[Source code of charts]

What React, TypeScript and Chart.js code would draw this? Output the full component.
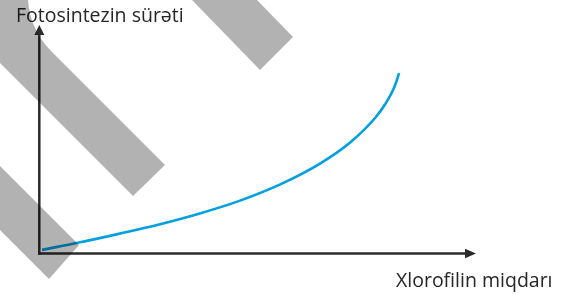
import React, { useEffect, useRef } from "react";
import { Chart, registerables } from "chart.js";

Chart.register(...registerables);

// Data (abstract units, 0–100 on both axes)
const chlorophyll = [0.7, 9.4, 18.5, 27.7, 36.8, 46.0, 55.2, 64.3, 71.2, 76.9, 79.2, 81.4, 82.4];
const photosynthesisRate = [1.8, 5.1, 8.9, 13.0, 17.7, 23.3, 30.4, 39.5, 48.7, 59.4, 65.4, 73.3, 79.0];
const xAxisLabel = "Xlorofilin miqdarı";
const yAxisLabel = "Fotosintezin sürəti";

const AXIS_COLOR = "#2b2b2b";
const TEXT_COLOR = "#262626";
const LINE_COLOR = "#00a0e3";
const FONT = '19.5px "Open Sans", "Noto Sans", sans-serif';

const axesPlugin = {
  id: "arrowAxes",
  beforeDatasetsDraw(chart: any) {
    const { ctx, chartArea } = chart;
    const { left, right, top, bottom } = chartArea;
    const x0 = left + 0.3;
    const y0 = bottom - 0.5;
    ctx.save();
    ctx.strokeStyle = AXIS_COLOR;
    ctx.fillStyle = AXIS_COLOR;
    ctx.lineWidth = 2.5;
    ctx.lineCap = "butt";
    // vertical axis
    ctx.beginPath();
    ctx.moveTo(x0, y0 + 1.25);
    ctx.lineTo(x0, top + 9);
    ctx.stroke();
    ctx.beginPath();
    ctx.moveTo(x0, top);
    ctx.lineTo(x0 - 5, top + 10);
    ctx.lineTo(x0 + 5, top + 10);
    ctx.closePath();
    ctx.fill();
    // horizontal axis
    ctx.beginPath();
    ctx.moveTo(x0 - 1.25, y0);
    ctx.lineTo(right - 10, y0);
    ctx.stroke();
    ctx.beginPath();
    ctx.moveTo(right, y0);
    ctx.lineTo(right - 11, y0 - 4.8);
    ctx.lineTo(right - 11, y0 + 4.8);
    ctx.closePath();
    ctx.fill();
    ctx.restore();
  },
  afterDraw(chart: any) {
    const { ctx } = chart;
    ctx.save();
    // labels
    ctx.fillStyle = TEXT_COLOR;
    ctx.font = FONT;
    ctx.textBaseline = "alphabetic";
    ctx.textAlign = "left";
    ctx.fillText(yAxisLabel, 16, 22);
    ctx.fillText(xAxisLabel, 396, 287);
    // translucent diagonal watermark stripes
    ctx.fillStyle = "rgba(0,0,0,0.3)";
    ctx.beginPath();
    ctx.moveTo(0, 0);
    ctx.lineTo(28, 0);
    ctx.quadraticCurveTo(30, 30, 52, 52);
    ctx.lineTo(165, 165);
    ctx.lineTo(133, 196);
    ctx.lineTo(0, 63);
    ctx.closePath();
    ctx.fill();
    ctx.beginPath();
    ctx.moveTo(192, 0);
    ctx.lineTo(257, 0);
    ctx.lineTo(293, 37);
    ctx.lineTo(260, 70);
    ctx.closePath();
    ctx.fill();
    ctx.beginPath();
    ctx.moveTo(0, 166);
    ctx.lineTo(79, 245);
    ctx.lineTo(49, 279);
    ctx.lineTo(0, 230);
    ctx.closePath();
    ctx.fill();
    ctx.restore();
  },
};

export default function App() {
  const canvasRef = useRef<HTMLCanvasElement | null>(null);

  useEffect(() => {
    const canvas = canvasRef.current;
    if (!canvas) return;
    const chart = new Chart(canvas, {
      type: "line",
      data: {
        datasets: [
          {
            data: chlorophyll.map((x, i) => ({ x, y: photosynthesisRate[i] })),
            borderColor: LINE_COLOR,
            borderWidth: 2.6,
            pointRadius: 0,
            cubicInterpolationMode: "monotone",
            fill: false,
          },
        ],
      },
      options: {
        responsive: false,
        animation: false,
        layout: { padding: { left: 39, top: 25, right: 102, bottom: 40 } },
        plugins: {
          legend: { display: false },
          tooltip: { enabled: false },
          title: { display: false },
        },
        scales: {
          x: { type: "linear", min: 0, max: 100, display: false },
          y: { type: "linear", min: 0, max: 100, display: false },
        },
      },
      plugins: [axesPlugin],
    } as any);
    return () => chart.destroy();
  }, []);

  return (
    <div style={{ position: "absolute", left: 0, top: 0, width: 578, height: 294, background: "#fff" }}>
      <canvas ref={canvasRef} width={578} height={294} style={{ display: "block" }} />
    </div>
  );
}
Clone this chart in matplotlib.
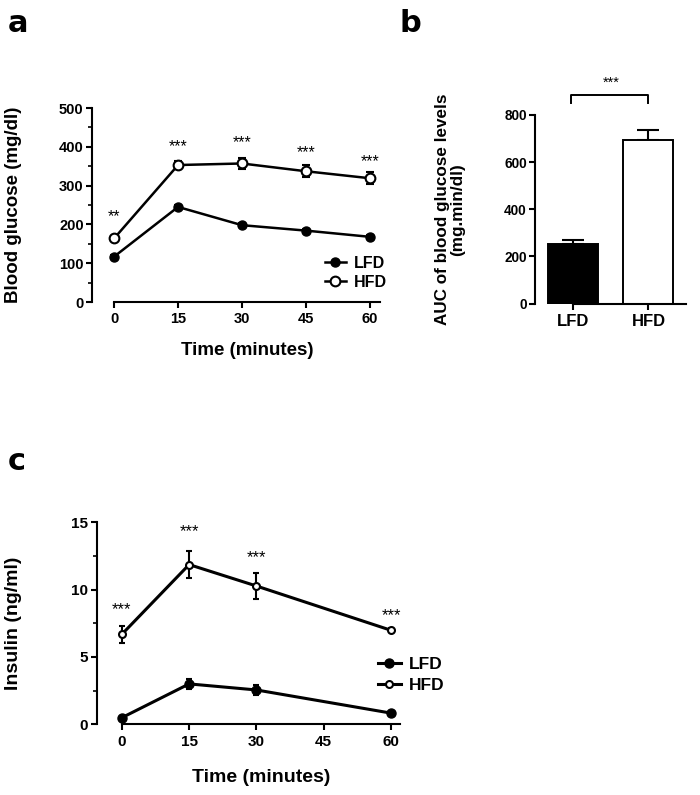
import numpy as np
import matplotlib
matplotlib.use("Agg")
import matplotlib.pyplot as plt

plt.rcParams['font.family'] = ['Liberation Sans', 'DejaVu Sans']
plt.rcParams['font.weight'] = 'bold'
plt.rcParams['axes.linewidth'] = 1.5

# panel a: blood glucose (mg/dl)
time_a = [0, 15, 30, 45, 60]
lfd_glu = [117, 245, 198, 184, 168]
lfd_glu_err = [4, 5, 5, 4, 4]
hfd_glu = [164, 353, 357, 337, 319]
hfd_glu_err = [6, 10, 15, 15, 15]
stars_a = ['**', '***', '***', '***', '***']
stars_a_y = [220, 400, 410, 385, 361]

# panel b: AUC
groups_b = ['LFD', 'HFD']
auc = [252, 695]
auc_err = [16, 42]

# panel c: insulin (ng/ml)
time_c = [0, 15, 30, 60]
lfd_ins = [0.49, 3.0, 2.55, 0.83]
lfd_ins_err = [0.05, 0.35, 0.4, 0.05]
hfd_ins = [6.68, 11.86, 10.27, 6.98]
hfd_ins_err = [0.65, 1.0, 0.95, 0.15]
stars_c = ['***', '***', '***', '***']
stars_c_y = [8.5, 14.3, 12.35, 8.1]

W, H = 700, 795
fig = plt.figure(figsize=(W / 100, H / 100), dpi=100)


def px_axes(left, right, bottom, top):
    return fig.add_axes([left / W, 1 - bottom / H, (right - left) / W, (bottom - top) / H])


def style(ax, xmax_bound, ymax, tsize):
    for s in ['top', 'right']:
        ax.spines[s].set_visible(False)
    ax.spines['left'].set_bounds(0, ymax)
    ax.spines['bottom'].set_bounds(0, xmax_bound)
    ax.tick_params(direction='out', length=4, width=1.5, labelsize=tsize)
    ax.tick_params(axis='y', pad=2)
    ax.tick_params(axis='x', pad=3.5)
    ax.tick_params(which='minor', length=3, width=1.2)


# ---- a
ax1 = px_axes(92, 380, 302, 108)
ax1.set_xlim(-5.2, 62.4)
ax1.set_ylim(0, 500)
l1, = ax1.plot(time_a, lfd_glu, '-o', color='black', lw=1.8, ms=6.5, clip_on=False, zorder=3)
ax1.errorbar(time_a, lfd_glu, yerr=lfd_glu_err, fmt='none', ecolor='black', elinewidth=1.5, capsize=3, capthick=1.5, zorder=2)
h1, = ax1.plot(time_a, hfd_glu, '-o', color='black', mfc='white', mew=1.5, lw=1.8, ms=7, clip_on=False, zorder=3)
ax1.errorbar(time_a, hfd_glu, yerr=hfd_glu_err, fmt='none', ecolor='black', elinewidth=1.5, capsize=3, capthick=1.5, zorder=2)
for x, s, y in zip(time_a, stars_a, stars_a_y):
    ax1.text(x, y, s, ha='center', va='center', fontsize=11.5, fontweight='normal')
ax1.set_xticks(time_a)
ax1.set_yticks(np.arange(0, 501, 100))
ax1.set_yticks(np.arange(50, 500, 100), minor=True)
style(ax1, 62.4, 500, 10.5)
ax1.set_xlabel('Time (minutes)', fontsize=13.5, fontweight='bold')
ax1.set_ylabel('Blood glucose (mg/dl)', fontsize=13.5, fontweight='bold')
ax1.xaxis.set_label_coords(0.54, -0.205)
ax1.yaxis.set_label_coords(-0.243, 0.5)
ax1.legend([l1, h1], ['LFD', 'HFD'], loc='upper left', bbox_to_anchor=(325 / W, 1 - 256 / H),
           bbox_transform=fig.transFigure, frameon=False, fontsize=11.5, handlelength=1.3,
           handletextpad=0.5, labelspacing=0.25, borderpad=0, borderaxespad=0)

# ---- b
ax2 = px_axes(535, 686, 303.5, 115)
ax2.set_xlim(-0.51, 1.5)
ax2.set_ylim(0, 800)
xb = np.arange(len(groups_b))
ax2.bar(xb, auc, width=0.667, color=['black', 'white'], edgecolor='black', linewidth=1.4, zorder=2)
ax2.errorbar(xb, auc, yerr=[[0, 0], auc_err], fmt='none', ecolor='black', elinewidth=1.5, capsize=8, capthick=1.5, zorder=1)
ax2.set_xticks(xb)
ax2.set_xticklabels(groups_b)
ax2.set_yticks(np.arange(0, 801, 200))
style(ax2, 1.5, 800, 9.8)
ax2.tick_params(axis='x', labelsize=12)
ax2.set_ylabel('AUC of blood glucose levels\n(mg.min/dl)', fontsize=12.3, fontweight='bold', linespacing=1.0)
ax2.yaxis.set_label_coords(-0.464, 0.5)
ax2.plot([xb[0] - 0.03, xb[0] - 0.03, xb[1] - 0.01, xb[1] - 0.01], [851, 885, 885, 851], color='black', lw=1.4, clip_on=False)
ax2.text((xb[0] + xb[1]) / 2, 936, '***', ha='center', va='center', fontsize=10.5, fontweight='normal')

# ---- c
ax3 = px_axes(96.7, 400, 724.3, 522.3)
ax3.set_xlim(-5.6, 62)
ax3.set_ylim(0, 15)
l3, = ax3.plot(time_c, lfd_ins, '-o', color='black', lw=2.2, ms=6.5, clip_on=False, zorder=3)
ax3.errorbar(time_c, lfd_ins, yerr=lfd_ins_err, fmt='none', ecolor='black', elinewidth=1.8, capsize=2.5, capthick=1.5, zorder=2)
h3, = ax3.plot(time_c, hfd_ins, '-o', color='black', mfc='white', mew=1.5, lw=2.2, ms=5, clip_on=False, zorder=3)
ax3.errorbar(time_c, hfd_ins, yerr=hfd_ins_err, fmt='none', ecolor='black', elinewidth=1.5, capsize=2.5, capthick=1.5, zorder=2)
for x, s, y in zip(time_c, stars_c, stars_c_y):
    ax3.text(x, y, s, ha='center', va='center', fontsize=12, fontweight='normal')
ax3.set_xticks([0, 15, 30, 45, 60])
ax3.set_yticks([0, 5, 10, 15])
ax3.set_yticks([2.5, 7.5, 12.5], minor=True)
style(ax3, 62, 15, 11)
ax3.set_xlabel('Time (minutes)', fontsize=14, fontweight='bold')
ax3.set_ylabel('Insulin (ng/ml)', fontsize=14, fontweight='bold')
ax3.xaxis.set_label_coords(0.541, -0.221)
ax3.yaxis.set_label_coords(-0.247, 0.5)
ax3.legend([l3, h3], ['LFD', 'HFD'], loc='upper left', bbox_to_anchor=(378 / W, 1 - 657 / H),
           bbox_transform=fig.transFigure, frameon=False, fontsize=12.5, handlelength=1.3,
           handletextpad=0.45, labelspacing=0.35, borderpad=0, borderaxespad=0)

# panel letters
for lbl, x, y in [('a', 8, 32), ('b', 400, 32), ('c', 8, 470)]:
    fig.text(x / W, 1 - y / H, lbl, fontsize=22, fontweight='bold', family='DejaVu Sans', va='baseline')

fig.savefig('out.png', dpi=100)
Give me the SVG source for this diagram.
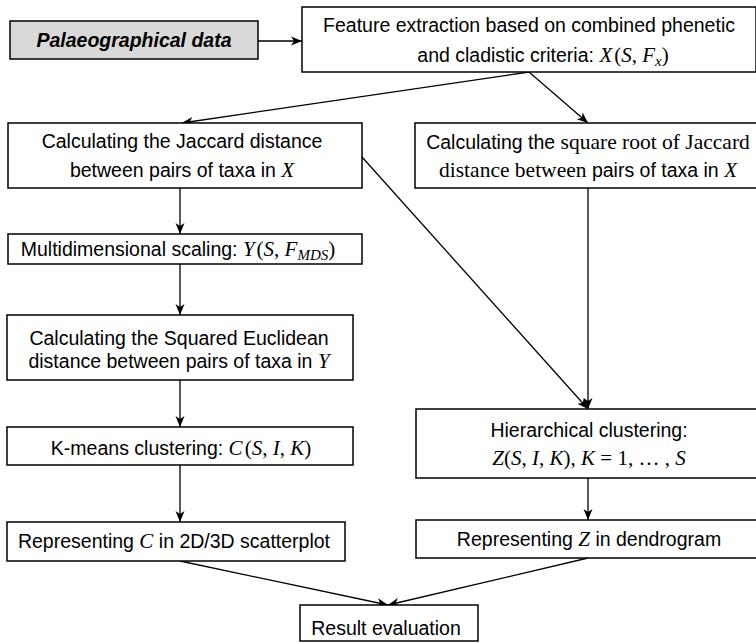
<svg xmlns="http://www.w3.org/2000/svg" width="756" height="643" viewBox="0 0 756 643">
<style>
.box{fill:#fff;stroke:#000;stroke-width:1.5}
.gray{fill:#d9d9d9;stroke:#000;stroke-width:1.5}
.t{font-family:"Liberation Sans",Arial,sans-serif;font-size:19.5px;fill:#000;text-anchor:middle}
.m{font-family:"Liberation Serif","Times New Roman",serif;font-style:italic;font-size:21px}
.p{font-family:"Liberation Serif","Times New Roman",serif;font-style:normal;font-size:21px}
.s{font-family:"Liberation Serif","Times New Roman",serif;font-size:21.5px}
.sub{font-family:"Liberation Serif","Times New Roman",serif;font-style:italic;font-size:15px}
.c{fill:none;stroke:#000;stroke-width:1.3}
</style>
<defs>
<marker id="ah" markerWidth="12" markerHeight="10" refX="11" refY="5" orient="auto" markerUnits="userSpaceOnUse">
<path d="M0,0.5 L11,5 L0,9.5 L3,5 z" fill="#000"/>
</marker>
</defs>
<g id="connectors">
<line class="c" x1="258" y1="41" x2="302" y2="41" marker-end="url(#ah)"/>
<line class="c" x1="529" y1="72" x2="182" y2="123" marker-end="url(#ah)"/>
<line class="c" x1="529" y1="72" x2="588" y2="123" marker-end="url(#ah)"/>
<line class="c" x1="180" y1="188" x2="180" y2="234" marker-end="url(#ah)"/>
<line class="c" x1="362" y1="157" x2="588" y2="409" marker-end="url(#ah)"/>
<line class="c" x1="588" y1="188" x2="588" y2="409" marker-end="url(#ah)"/>
<line class="c" x1="180" y1="264" x2="180" y2="315" marker-end="url(#ah)"/>
<line class="c" x1="180" y1="380" x2="180" y2="427" marker-end="url(#ah)"/>
<line class="c" x1="180" y1="465" x2="180" y2="522" marker-end="url(#ah)"/>
<line class="c" x1="588" y1="478" x2="588" y2="520" marker-end="url(#ah)"/>
<line class="c" x1="180" y1="561" x2="388" y2="605" marker-end="url(#ah)"/>
<line class="c" x1="588" y1="558" x2="388" y2="605" marker-end="url(#ah)"/>
</g>
<g id="palaeo">
<rect class="gray" x="10" y="21" width="248" height="38"/>
<text class="t" x="134" y="47" font-weight="bold" font-style="italic" font-size="19px">Palaeographical data</text>
</g>
<g id="feature">
<rect class="box" x="302" y="7" width="454" height="65"/>
<text class="t" x="529" y="32">Feature extraction based on combined phenetic</text>
<text class="t" x="543" y="62">and cladistic criteria: <tspan class="m">X</tspan><tspan class="p" dx="2">(</tspan><tspan class="m">S</tspan><tspan class="p">, </tspan><tspan class="m">F</tspan><tspan class="sub" dy="4">x</tspan><tspan class="p" dy="-4">)</tspan></text>
</g>
<g id="jaccard">
<rect class="box" x="8" y="123" width="354" height="65"/>
<text class="t" x="182" y="148">Calculating the Jaccard distance</text>
<text class="t" x="182" y="177">between pairs of taxa in <tspan class="m">X</tspan></text>
</g>
<g id="sqrtjaccard">
<rect class="box" x="415" y="123" width="346" height="65"/>
<text class="t" x="588" y="149">Calculating the <tspan class="s">square root of Jaccard</tspan></text>
<text class="t" x="588" y="177"><tspan class="s">distance between</tspan> pairs of taxa in <tspan class="m">X</tspan></text>
</g>
<g id="mds">
<rect class="box" x="8" y="234" width="354" height="30"/>
<text class="t" x="178" y="256">Multidimensional scaling: <tspan class="m">Y</tspan><tspan class="p" dx="2">(</tspan><tspan class="m">S</tspan><tspan class="p">, </tspan><tspan class="m">F</tspan><tspan class="sub" dy="4">MDS</tspan><tspan class="p" dy="-4">)</tspan></text>
</g>
<g id="sqeuclid">
<rect class="box" x="7" y="315" width="346" height="65"/>
<text class="t" x="179" y="345">Calculating the Squared Euclidean</text>
<text class="t" x="179" y="368">distance between pairs of taxa in <tspan class="m">Y</tspan></text>
</g>
<g id="kmeans">
<rect class="box" x="7" y="427" width="346" height="38"/>
<text class="t" x="181" y="455">K-means clustering: <tspan class="m">C</tspan><tspan class="p" dx="2">(</tspan><tspan class="m">S</tspan><tspan class="p">, </tspan><tspan class="m">I</tspan><tspan class="p">, </tspan><tspan class="m">K</tspan><tspan class="p">)</tspan></text>
</g>
<g id="repc">
<rect class="box" x="7" y="522" width="338" height="39"/>
<text class="t" x="174" y="548">Representing <tspan class="m">C</tspan> in 2D/3D scatterplot</text>
</g>
<g id="hier">
<rect class="box" x="416" y="409" width="345" height="69"/>
<text class="t" x="589" y="437">Hierarchical clustering:</text>
<text class="t" x="589" y="465"><tspan class="m">Z</tspan><tspan class="p">(</tspan><tspan class="m">S</tspan><tspan class="p">, </tspan><tspan class="m">I</tspan><tspan class="p">, </tspan><tspan class="m">K</tspan><tspan class="p">), </tspan><tspan class="m">K</tspan><tspan class="p"> = 1, … , </tspan><tspan class="m">S</tspan></text>
</g>
<g id="repz">
<rect class="box" x="416" y="520" width="345" height="38"/>
<text class="t" x="589" y="546">Representing <tspan class="m">Z</tspan> in dendrogram</text>
</g>
<g id="result">
<rect class="box" x="300" y="605" width="178" height="36"/>
<text class="t" x="386" y="635">Result evaluation</text>
</g>
</svg>
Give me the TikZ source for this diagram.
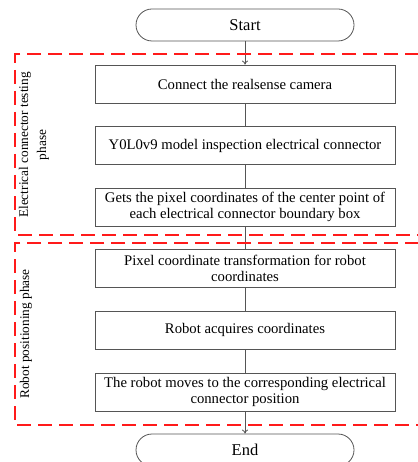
\documentclass[tikz,border=0pt]{standalone}
\usepackage{fontspec}
\setmainfont{Liberation Serif}
\usetikzlibrary{arrows.meta}
\definecolor{lineg}{HTML}{555555}
\definecolor{phred}{HTML}{FF1A1A}
\tikzset{
  stepbox/.style={draw=lineg, line width=0.8pt, minimum width=300pt, minimum height=38pt, inner sep=2pt, align=center, font=\fontsize{14.7}{16}\selectfont, fill=white},
  term/.style={draw=lineg, line width=0.8pt, rounded corners=16pt, minimum width=218pt, minimum height=32pt, font=\fontsize{16.5}{18}\selectfont, fill=white},
  conn/.style={draw=lineg, line width=0.8pt},
  arr/.style={conn, -{To[length=4pt,width=6pt]}},
  phase/.style={draw=phred, line width=2pt, dash pattern=on 14pt off 7pt},
  plabel/.style={rotate=90, align=center, font=\fontsize{13.3}{18}\selectfont}
}
\begin{document}
\begin{tikzpicture}[x=1pt,y=-1pt]
\useasboundingbox (0,0) rectangle (417,462);
\node[term] (start) at (245,25) {Start};
\node[stepbox] (b1) at (245,84) {Connect the realsense camera};
\node[stepbox] (b2) at (245,145.5) {Y0L0v9 model inspection electrical connector};
\node[stepbox] (b3) at (245,207) {Gets the pixel coordinates of the center point of\\each electrical connector boundary box};
\node[stepbox] (b4) at (245,268.5) {Pixel coordinate transformation for robot\\coordinates};
\node[stepbox] (b5) at (245,330) {Robot acquires coordinates};
\node[stepbox] (b6) at (245,392) {The robot moves to the corresponding electrical\\connector position};
\node[term] (end) at (245,450) {End};
\draw[arr] (start) -- (b1);
\draw[conn] (b1) -- (b2);
\draw[conn] (b2) -- (b3);
\draw[conn] (b3) -- (b4);
\draw[conn] (b4) -- (b5);
\draw[conn] (b5) -- (b6);
\draw[arr] (b6) -- (end);
\draw[phase] (440,54) -- (15,54) -- (15,235) -- (440,235);
\draw[phase] (440,243) -- (15,243) -- (15,425) -- (440,425);
\node[plabel] (l1) at (34,145) {Electrical connector testing\\phase};
\node[plabel] (l2) at (26,334) {Robot positioning phase};
\end{tikzpicture}
\end{document}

## WHAT IS ASKED
Retype only the lines above from the one with "Clone this chart in matplotlib." through the one with "ax.tick_params(which='minor', length=3, width=1.2)", exactly and with both ends. Images stay out.

## ANSWER FOR THE TASK
Clone this chart in matplotlib.
import numpy as np
import matplotlib
matplotlib.use("Agg")
import matplotlib.pyplot as plt

plt.rcParams['font.family'] = ['Liberation Sans', 'DejaVu Sans']
plt.rcParams['font.weight'] = 'bold'
plt.rcParams['axes.linewidth'] = 1.5

# panel a: blood glucose (mg/dl)
time_a = [0, 15, 30, 45, 60]
lfd_glu = [117, 245, 198, 184, 168]
lfd_glu_err = [4, 5, 5, 4, 4]
hfd_glu = [164, 353, 357, 337, 319]
hfd_glu_err = [6, 10, 15, 15, 15]
stars_a = ['**', '***', '***', '***', '***']
stars_a_y = [220, 400, 410, 385, 361]

# panel b: AUC
groups_b = ['LFD', 'HFD']
auc = [252, 695]
auc_err = [16, 42]

# panel c: insulin (ng/ml)
time_c = [0, 15, 30, 60]
lfd_ins = [0.49, 3.0, 2.55, 0.83]
lfd_ins_err = [0.05, 0.35, 0.4, 0.05]
hfd_ins = [6.68, 11.86, 10.27, 6.98]
hfd_ins_err = [0.65, 1.0, 0.95, 0.15]
stars_c = ['***', '***', '***', '***']
stars_c_y = [8.5, 14.3, 12.35, 8.1]

W, H = 700, 795
fig = plt.figure(figsize=(W / 100, H / 100), dpi=100)


def px_axes(left, right, bottom, top):
    return fig.add_axes([left / W, 1 - bottom / H, (right - left) / W, (bottom - top) / H])


def style(ax, xmax_bound, ymax, tsize):
    for s in ['top', 'right']:
        ax.spines[s].set_visible(False)
    ax.spines['left'].set_bounds(0, ymax)
    ax.spines['bottom'].set_bounds(0, xmax_bound)
    ax.tick_params(direction='out', length=4, width=1.5, labelsize=tsize)
    ax.tick_params(axis='y', pad=2)
    ax.tick_params(axis='x', pad=3.5)
    ax.tick_params(which='minor', length=3, width=1.2)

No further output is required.